Wednesday, March 28, 2007

The Politics Of A Protective Order

Another in the seemingly never ending series of labor cases favoring undocumented workers is Rengifo v. Erevos Enterprises Inc. (Case No. 06 Civ. 4266, S.D.N.Y. - 3/20/07).

In Rengifo, Plaintiff commenced an action against his former employers to recover, inter alia, unpaid overtime wages under the Fair Labor Standards Act and New York Labor Law. In an effort to impeach credibility, Defendants sought disclosure of Plaintiff's social security number, immigration status, tax returns, and authorization to work in the United States. Plaintiff moved for and was granted a protective order which precluded Defendants from obtaining or using any such information during discovery or at trial.

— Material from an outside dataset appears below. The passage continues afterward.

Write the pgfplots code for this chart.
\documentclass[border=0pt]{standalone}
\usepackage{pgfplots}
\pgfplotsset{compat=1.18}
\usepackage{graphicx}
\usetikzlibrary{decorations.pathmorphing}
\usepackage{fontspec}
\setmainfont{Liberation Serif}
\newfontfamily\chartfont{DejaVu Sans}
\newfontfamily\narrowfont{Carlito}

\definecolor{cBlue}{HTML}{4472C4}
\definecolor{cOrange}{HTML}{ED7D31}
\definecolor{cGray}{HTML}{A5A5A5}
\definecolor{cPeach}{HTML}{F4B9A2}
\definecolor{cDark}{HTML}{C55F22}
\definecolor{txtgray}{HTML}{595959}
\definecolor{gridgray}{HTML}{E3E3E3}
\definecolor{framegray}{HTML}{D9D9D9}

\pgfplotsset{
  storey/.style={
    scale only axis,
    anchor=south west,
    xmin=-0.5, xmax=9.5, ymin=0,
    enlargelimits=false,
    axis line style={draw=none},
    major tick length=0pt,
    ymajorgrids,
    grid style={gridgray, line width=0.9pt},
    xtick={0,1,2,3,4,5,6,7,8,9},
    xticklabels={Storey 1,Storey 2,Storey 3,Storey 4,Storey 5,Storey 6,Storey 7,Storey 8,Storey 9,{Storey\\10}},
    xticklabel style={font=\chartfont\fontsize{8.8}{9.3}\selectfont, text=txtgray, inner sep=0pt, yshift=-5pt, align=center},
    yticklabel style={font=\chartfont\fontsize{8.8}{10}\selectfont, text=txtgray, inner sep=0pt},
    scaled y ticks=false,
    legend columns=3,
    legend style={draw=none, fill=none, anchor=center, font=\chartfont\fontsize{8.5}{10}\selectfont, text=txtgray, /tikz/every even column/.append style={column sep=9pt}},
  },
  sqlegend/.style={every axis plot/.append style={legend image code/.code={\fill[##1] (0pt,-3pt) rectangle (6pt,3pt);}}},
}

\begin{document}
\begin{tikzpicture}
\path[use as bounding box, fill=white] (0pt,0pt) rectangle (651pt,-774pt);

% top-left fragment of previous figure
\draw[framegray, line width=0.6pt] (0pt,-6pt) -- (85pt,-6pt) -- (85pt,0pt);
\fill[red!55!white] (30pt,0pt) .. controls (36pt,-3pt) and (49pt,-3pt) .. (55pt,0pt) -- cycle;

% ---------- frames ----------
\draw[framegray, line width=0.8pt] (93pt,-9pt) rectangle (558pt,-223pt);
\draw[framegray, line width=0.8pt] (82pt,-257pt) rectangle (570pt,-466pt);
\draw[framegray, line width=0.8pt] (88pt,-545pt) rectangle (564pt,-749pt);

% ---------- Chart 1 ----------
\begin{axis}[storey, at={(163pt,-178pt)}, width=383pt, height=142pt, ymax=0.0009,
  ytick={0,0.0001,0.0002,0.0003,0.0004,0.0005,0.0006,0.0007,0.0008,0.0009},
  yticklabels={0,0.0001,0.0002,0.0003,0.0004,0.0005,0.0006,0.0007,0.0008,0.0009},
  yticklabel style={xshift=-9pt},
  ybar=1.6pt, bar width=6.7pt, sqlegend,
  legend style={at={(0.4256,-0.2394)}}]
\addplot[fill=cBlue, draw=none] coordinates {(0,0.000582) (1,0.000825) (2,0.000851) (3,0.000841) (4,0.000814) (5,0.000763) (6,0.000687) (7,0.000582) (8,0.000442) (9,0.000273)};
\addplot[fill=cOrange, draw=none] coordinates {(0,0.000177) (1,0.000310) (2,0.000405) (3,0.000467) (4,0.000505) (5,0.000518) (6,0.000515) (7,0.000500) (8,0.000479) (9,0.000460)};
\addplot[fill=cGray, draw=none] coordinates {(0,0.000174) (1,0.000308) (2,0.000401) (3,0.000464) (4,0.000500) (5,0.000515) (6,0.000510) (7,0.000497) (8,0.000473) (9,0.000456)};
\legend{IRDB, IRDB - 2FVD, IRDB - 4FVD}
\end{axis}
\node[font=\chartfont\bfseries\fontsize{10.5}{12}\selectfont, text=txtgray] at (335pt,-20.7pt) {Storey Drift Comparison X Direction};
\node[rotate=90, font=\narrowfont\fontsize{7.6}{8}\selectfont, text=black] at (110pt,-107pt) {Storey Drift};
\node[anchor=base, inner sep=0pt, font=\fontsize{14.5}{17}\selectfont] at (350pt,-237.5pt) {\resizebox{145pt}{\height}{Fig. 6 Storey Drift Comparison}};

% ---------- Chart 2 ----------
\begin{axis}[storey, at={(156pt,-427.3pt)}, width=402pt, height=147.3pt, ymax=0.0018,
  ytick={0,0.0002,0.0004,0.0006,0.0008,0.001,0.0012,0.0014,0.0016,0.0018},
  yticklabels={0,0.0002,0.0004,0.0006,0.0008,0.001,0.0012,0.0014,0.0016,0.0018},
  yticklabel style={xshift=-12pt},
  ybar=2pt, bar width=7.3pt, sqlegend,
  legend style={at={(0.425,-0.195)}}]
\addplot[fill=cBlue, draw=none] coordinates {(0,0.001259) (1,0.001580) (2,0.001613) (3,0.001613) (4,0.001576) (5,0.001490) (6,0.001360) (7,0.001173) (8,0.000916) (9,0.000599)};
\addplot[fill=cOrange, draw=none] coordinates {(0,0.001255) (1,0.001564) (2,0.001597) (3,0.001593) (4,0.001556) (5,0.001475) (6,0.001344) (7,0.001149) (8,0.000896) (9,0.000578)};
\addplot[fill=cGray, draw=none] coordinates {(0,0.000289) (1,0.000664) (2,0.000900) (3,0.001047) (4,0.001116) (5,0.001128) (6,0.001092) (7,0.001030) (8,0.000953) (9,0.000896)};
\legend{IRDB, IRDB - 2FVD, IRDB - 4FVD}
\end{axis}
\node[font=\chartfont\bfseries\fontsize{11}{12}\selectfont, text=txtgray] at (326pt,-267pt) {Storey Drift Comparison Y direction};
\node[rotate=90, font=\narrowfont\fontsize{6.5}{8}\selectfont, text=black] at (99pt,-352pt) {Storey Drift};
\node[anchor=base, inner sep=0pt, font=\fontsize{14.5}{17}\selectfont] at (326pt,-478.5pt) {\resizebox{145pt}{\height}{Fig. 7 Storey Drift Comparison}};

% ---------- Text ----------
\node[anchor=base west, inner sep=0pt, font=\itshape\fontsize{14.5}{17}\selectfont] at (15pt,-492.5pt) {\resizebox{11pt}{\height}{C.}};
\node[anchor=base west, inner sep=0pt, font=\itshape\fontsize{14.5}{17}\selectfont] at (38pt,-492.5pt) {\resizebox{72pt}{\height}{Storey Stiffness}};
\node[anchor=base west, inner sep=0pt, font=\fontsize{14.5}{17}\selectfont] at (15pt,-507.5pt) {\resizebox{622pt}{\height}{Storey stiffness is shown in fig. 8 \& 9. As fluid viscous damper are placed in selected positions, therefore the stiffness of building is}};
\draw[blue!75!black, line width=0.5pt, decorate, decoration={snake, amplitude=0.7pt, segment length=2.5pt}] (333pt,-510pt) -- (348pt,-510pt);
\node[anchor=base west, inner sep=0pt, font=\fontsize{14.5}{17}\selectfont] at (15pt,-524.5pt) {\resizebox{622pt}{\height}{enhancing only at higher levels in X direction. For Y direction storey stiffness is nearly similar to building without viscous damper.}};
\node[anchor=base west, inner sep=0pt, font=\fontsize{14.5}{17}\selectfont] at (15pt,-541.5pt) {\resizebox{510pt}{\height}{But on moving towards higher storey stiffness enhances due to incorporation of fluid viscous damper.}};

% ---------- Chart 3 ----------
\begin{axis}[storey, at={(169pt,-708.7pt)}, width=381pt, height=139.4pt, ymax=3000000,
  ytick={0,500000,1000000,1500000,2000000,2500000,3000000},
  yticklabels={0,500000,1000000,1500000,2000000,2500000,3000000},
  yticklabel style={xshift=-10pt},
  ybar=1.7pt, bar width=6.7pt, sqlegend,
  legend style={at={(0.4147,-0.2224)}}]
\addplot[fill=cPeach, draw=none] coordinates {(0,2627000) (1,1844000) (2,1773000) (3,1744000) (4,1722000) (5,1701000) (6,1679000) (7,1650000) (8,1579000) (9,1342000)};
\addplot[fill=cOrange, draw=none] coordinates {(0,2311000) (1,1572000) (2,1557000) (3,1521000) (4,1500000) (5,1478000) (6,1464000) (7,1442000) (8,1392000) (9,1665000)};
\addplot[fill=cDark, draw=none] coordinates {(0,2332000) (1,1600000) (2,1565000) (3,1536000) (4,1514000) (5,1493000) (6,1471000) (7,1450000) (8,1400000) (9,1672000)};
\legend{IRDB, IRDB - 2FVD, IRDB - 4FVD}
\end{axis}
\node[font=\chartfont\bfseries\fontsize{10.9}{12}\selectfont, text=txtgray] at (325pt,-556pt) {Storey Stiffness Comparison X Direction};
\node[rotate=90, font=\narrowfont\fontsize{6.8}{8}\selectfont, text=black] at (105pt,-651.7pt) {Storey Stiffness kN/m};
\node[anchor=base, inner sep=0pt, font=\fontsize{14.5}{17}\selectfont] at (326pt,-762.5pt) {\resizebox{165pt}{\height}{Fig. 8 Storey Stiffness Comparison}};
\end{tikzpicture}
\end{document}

The Court held that the personal information sought was collateral and not relevant to the issue of whether Plaintiff had worked overtime as alleged. Even though the Plaintiff had submitted an incomplete set of pay stubs and no records of hours worked to support his claim, the Court found that Defendants (as employers) possessed sufficient time and payroll data to determine if and how much overtime was worked. Further, the Court relied on its own precedent in concluding that inquiry into a plaintiff’s immigration and work authorization status, when irrelevant to any material issue at bar, posed a danger of intimidation that would inhibit plaintiffs from pursuing legitimate claims. Essentially, the Court utilized a balancing test to conclude that Defendants’ right to impeach Plaintiff’s credibility was outweighed by the public interest in allowing undocumented employees to enforce their rights in a climate free from the fear of being reported to immigration authorities.

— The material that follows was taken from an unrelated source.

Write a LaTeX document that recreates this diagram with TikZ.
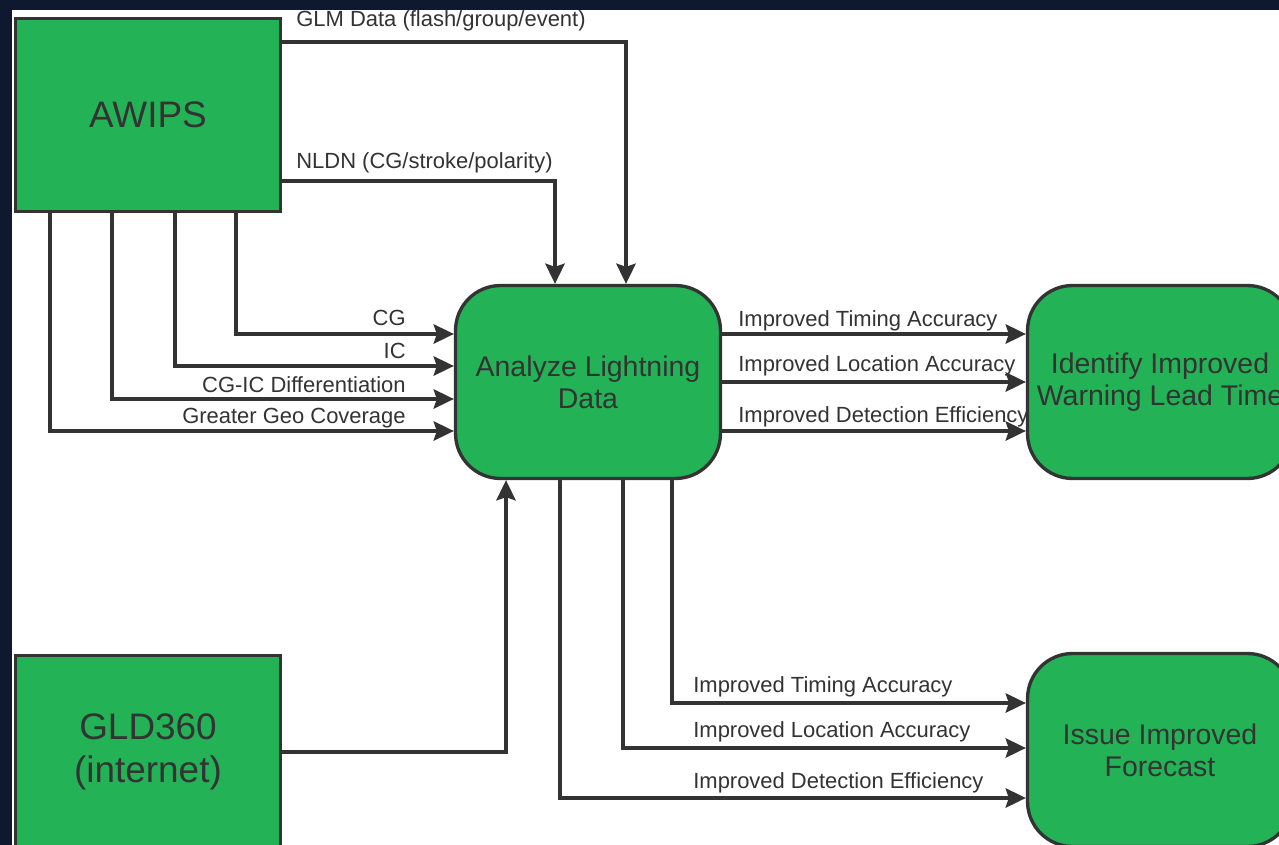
\documentclass[tikz,border=0pt]{standalone}
\usepackage{fontspec}
\setmainfont{Liberation Sans}
\usetikzlibrary{arrows.meta}

\definecolor{boxgreen}{RGB}{35,178,86}
\definecolor{linegray}{RGB}{51,51,51}
\definecolor{framenavy}{RGB}{14,25,48}

\tikzset{
    box/.style={draw=linegray, fill=boxgreen, line width=1.9pt, minimum width=5.3cm,
        minimum height=3.86cm, text=linegray, align=center, inner sep=0pt},
    roundbox/.style={box, rounded corners=0.9cm},
    flow/.style={draw=linegray, line width=1.9pt, -{Stealth[length=11.5pt,width=11pt,inset=1.8pt]}},
    lbl/.style={text=linegray, font=\fontsize{12.5}{15}\selectfont, inner sep=0pt},
}

\begin{document}
\begin{tikzpicture}[x=0.02cm, y=-0.02cm]
    \useasboundingbox (0,0) rectangle (1279,845);
    \clip (0,0) rectangle (1279,845);
    \fill [framenavy] (0,0) rectangle (1279,845);
    \fill [white] (12,10) rectangle (1279,845);

    \node [box, font=\fontsize{21}{24}\selectfont] (awips) at (148,115) {AWIPS};
    \node [box, font=\fontsize{21}{24}\selectfont] (gld) at (148,752) {GLD360\\(internet)};
    \node [roundbox, font=\fontsize{16.2}{18.2}\selectfont] (analyze) at (588,382) {Analyze Lightning\\Data};
    \node [roundbox, font=\fontsize{16.2}{18.2}\selectfont] (identify) at (1160,382) {Identify Improved\\Warning Lead Time};
    \node [roundbox, font=\fontsize{16.2}{18.2}\selectfont] (forecast) at (1160,750) {Issue Improved\\Forecast};

    \draw [flow] (awips.east |- 0,42) -| (analyze.north -| 626,0);
    \draw [flow] (awips.east |- 0,181) -| (analyze.north -| 555,0);
    \node [lbl, anchor=base west] (glmlbl) at (296,27) {GLM Data (flash/group/event)};
    \node [lbl, anchor=base west] (nldnlbl) at (296,168) {NLDN (CG/stroke/polarity)};

    \draw [flow] (awips.south -| 236,0) |- (analyze.west |- 0,334);
    \draw [flow] (awips.south -| 175,0) |- (analyze.west |- 0,366);
    \draw [flow] (awips.south -| 112,0) |- (analyze.west |- 0,399);
    \draw [flow] (awips.south -| 50,0) |- (analyze.west |- 0,431);
    \node [lbl, anchor=base east] (cglbl) at (406,325) {CG};
    \node [lbl, anchor=base east] (iclbl) at (406,358) {IC};
    \node [lbl, anchor=base east] (difflbl) at (406,392) {CG-IC Differentiation};
    \node [lbl, anchor=base east] (geolbl) at (406,423) {Greater Geo Coverage};

    \draw [flow] (gld.east) -| (analyze.south -| 506,0);

    \draw [flow] (analyze.east |- 0,334) -- (identify.west |- 0,334);
    \draw [flow] (analyze.east) -- (identify.west);
    \draw [flow] (analyze.east |- 0,431) -- (identify.west |- 0,431);
    \node [lbl, anchor=base west] (timelbl) at (738,326) {Improved Timing Accuracy};
    \node [lbl, anchor=base west] (loclbl) at (738,371) {Improved Location Accuracy};
    \node [lbl, anchor=base west] (detlbl) at (738,422) {Improved Detection Efficiency};

    \draw [flow] (analyze.south -| 672,0) |- (forecast.west |- 0,703);
    \draw [flow] (analyze.south -| 623,0) |- (forecast.west |- 0,748);
    \draw [flow] (analyze.south -| 560,0) |- (forecast.west |- 0,798);
    \node [lbl, anchor=base west] (timelbl2) at (693,692) {Improved Timing Accuracy};
    \node [lbl, anchor=base west] (loclbl2) at (693,737) {Improved Location Accuracy};
    \node [lbl, anchor=base west] (detlbl2) at (693,788) {Improved Detection Efficiency};
\end{tikzpicture}
\end{document}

On the surface, these types of cases are problematic because they generally elicit a visceral reaction from those on both sides of the illegal immigration debate; they also give rise to allegations of judicial "politicking" in favor of a particular group. I'm not going to add fuel to the fire either way since it's a no-win situation. However, when viewed objectively (and I do try SO hard), the Court’s decision in Rengifo appears correct.